'Cosmic clash reloaded': Two galaxies are about collide in deep space, again!

NASA’s Chandra X-ray Observatory, along with other international telescopes, has detected signs that two galaxy clusters, which collided around a billion years ago, are now reversing course and heading toward each other again. The system, named PSZ2 G181, lies about 2.8 billion light-years from Earth.

Galaxy clusters are the largest gravitationally bound structures in the universe. They contain hundreds to thousands of galaxies, vast quantities of hot gas, and dark matter. PSZ2 G181 is considered lower in mass compared to typical colliding systems, which makes this repeated interaction especially valuable for study.
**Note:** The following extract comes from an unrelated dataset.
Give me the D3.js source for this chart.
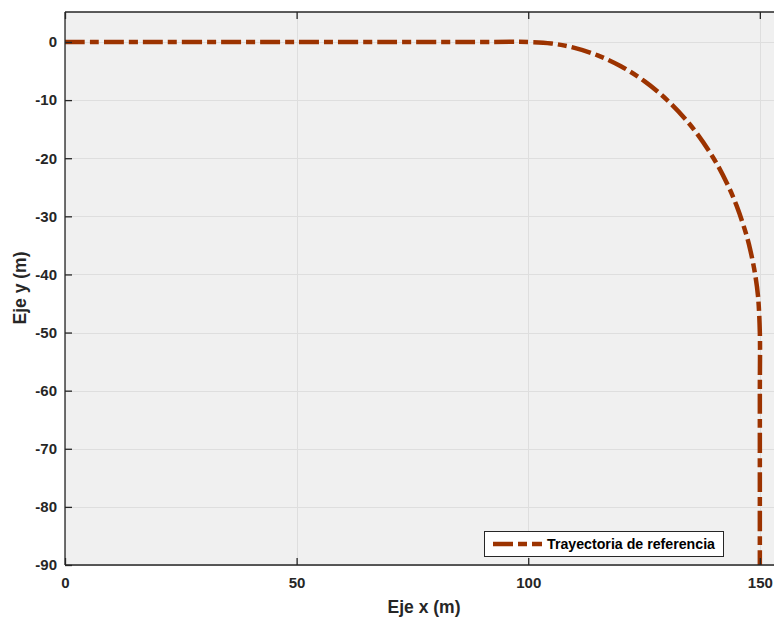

Previous radio observations using the LOw Frequency ARray (LOFAR) in the Netherlands revealed bracket-shaped shock fronts near the cluster’s edges. These are thought to have formed during the first collision, similar to how sonic booms result when jets exceed the speed of sound.

The shock fronts created from the initial impact have since moved apart and are now about 11 million light-years away from each other — the widest separation ever recorded. This suggests just how massive and long-lasting the effects of galaxy collisions can be.

A composite image created using X-ray data from NASA's Chandra (purple), ESA’s XMM-Newton (blue), LOFAR radio data (red), and optical imagery from Pan-STARRS shows three distinct shock fronts aligned along the collision path. These are considered early indicators that the clusters are about to collide again.

Astronomers believe this kind of "return collision" is extremely rare. After their initial pass, the two clusters slowed due to gravity and are now being pulled back together. Studying such an event helps scientists understand how matter behaves during large-scale structure formation in the universe.

The findings were presented in research led by Andra Stroe from the Center for Astrophysics | Harvard & Smithsonian. The study offers a unique look at cosmic dynamics on a billion-year timescale and adds crucial insights into how galaxy clusters—and the universe itself—evolve.